Two-spotted looper moth   Autographa bimaculata



Egg Case

The Tortrix moth infestation that occurred this spring was of almost biblical proportions. Many of the aspen forests were completely denuded by the ravenous caterpillars (aka larvae).

They pupated next, then after a short respite, the adult moths appeared. Thousands of them. And of course, their main goal was mating and egg laying, which they did in grand fashion.

In fact, so intense was the drive to lay eggs, they did so in the most unusual places. We discovered egg cases, like the one above, on the windows of the house, on the siding and on the vehicles.

Many of these eggs never hatched. The ones on the south-facing windows, for example, simply got too hot. But not before some activity occurred.

The egg cases were all about the same size as this one — 1.3 cm or so long (0.5 in). The original egg case was a lime green — some of that is still visible. I’m assuming it was plant material to feed the newly hatched larvae.

The comma-shaped figures are the newly hatched black-headed larvae. Some of the cells are empty — perhaps they survived?

Mother Nature’s Natural History Show is a wonder. Glad I caught this episode.

Large aspen tortrix   Choristoneura conflictana

Here’s Lookin’ At You, Kid

I don’t get to see the underside of life very often. Bugs and butterflies don’t take kindly to being upended.

Finding this large aspen tortrix moth on my window was a perfect opportunity to check out the undercarriage. Quite different from the bland topside view — this is right out of a sci/fi movie.

This spring its larvae devastated huge swaths of aspen poplar, eating all the leaves until limbs and twigs were bare. Their silk festooned the woods, draping over everything below, right down to the forest floor.

The trees are slowly recovering and the moths are disappearing. Cycles within cycles.

Large aspen tortrix   Choristoneura conflictana

The Silk Makers

I wrote recently about The Silk Road. This is the rest of the story.

How many mouths does it take to eat a tree?  Not the wood. Just the leaves. All of them.

That’s what has happened in our corner of the world. Most of the aspen poplar have been completely defoliated by armies of small black caterpillars.

The caterpillars, or larvae, are the second stage in the life cycle of the Large Aspen Tortrix.  The name Tortrix comes from a Latin word meaning to twist. When you see the leaves they’ve been feeding on, you can see why that name was chosen.

These photos and captions tell more of this tale …

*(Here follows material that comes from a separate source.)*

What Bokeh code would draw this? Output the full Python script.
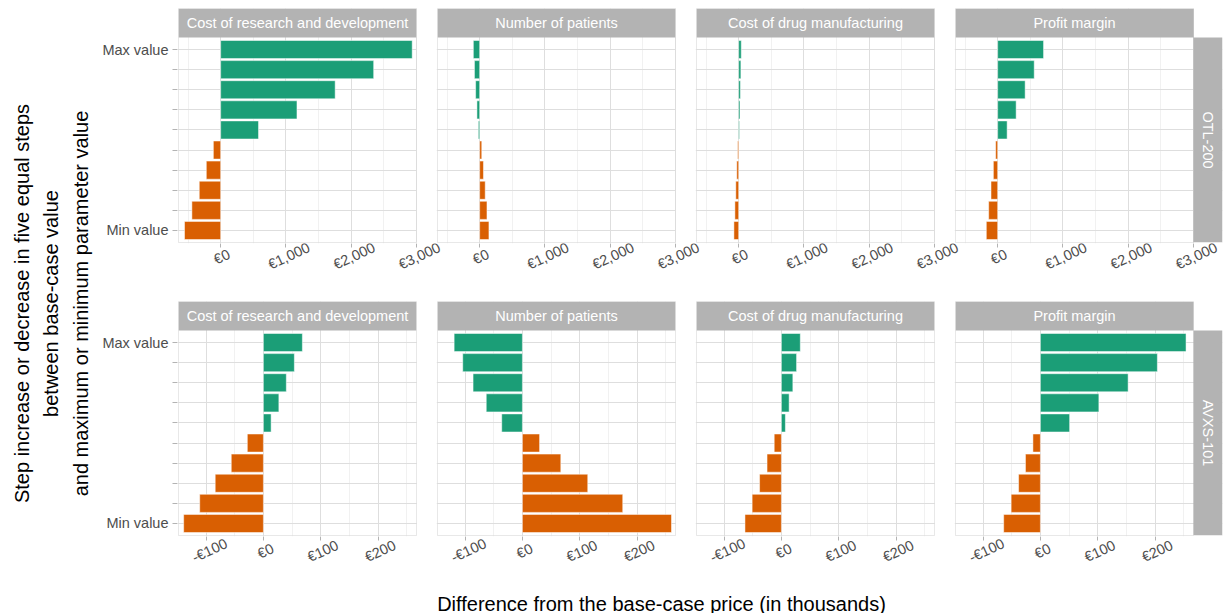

Some pupae have already split open, releasing the adult moths. I imagine we’re in for quite a show when the big hatch happens.

We’ve had defoliations in the past, but I don’t recall anything like this — it stretches for kilometres in all directions.

Although this feeding frenzy sounds disastrous for the aspens, it’s not as gloomy as one might expect. The trees are already sprouting new leaves and before long will look more like they should at this time of year.

Conditions this year are different. Winter was mild. Spring came early. It turned hot. Rainfall has been little and sporadic. Are we seeing the effect of climate change? Or merely a brief climatic blip?

It’s an ongoing evolutionary dance as we each strive to adapt to our world.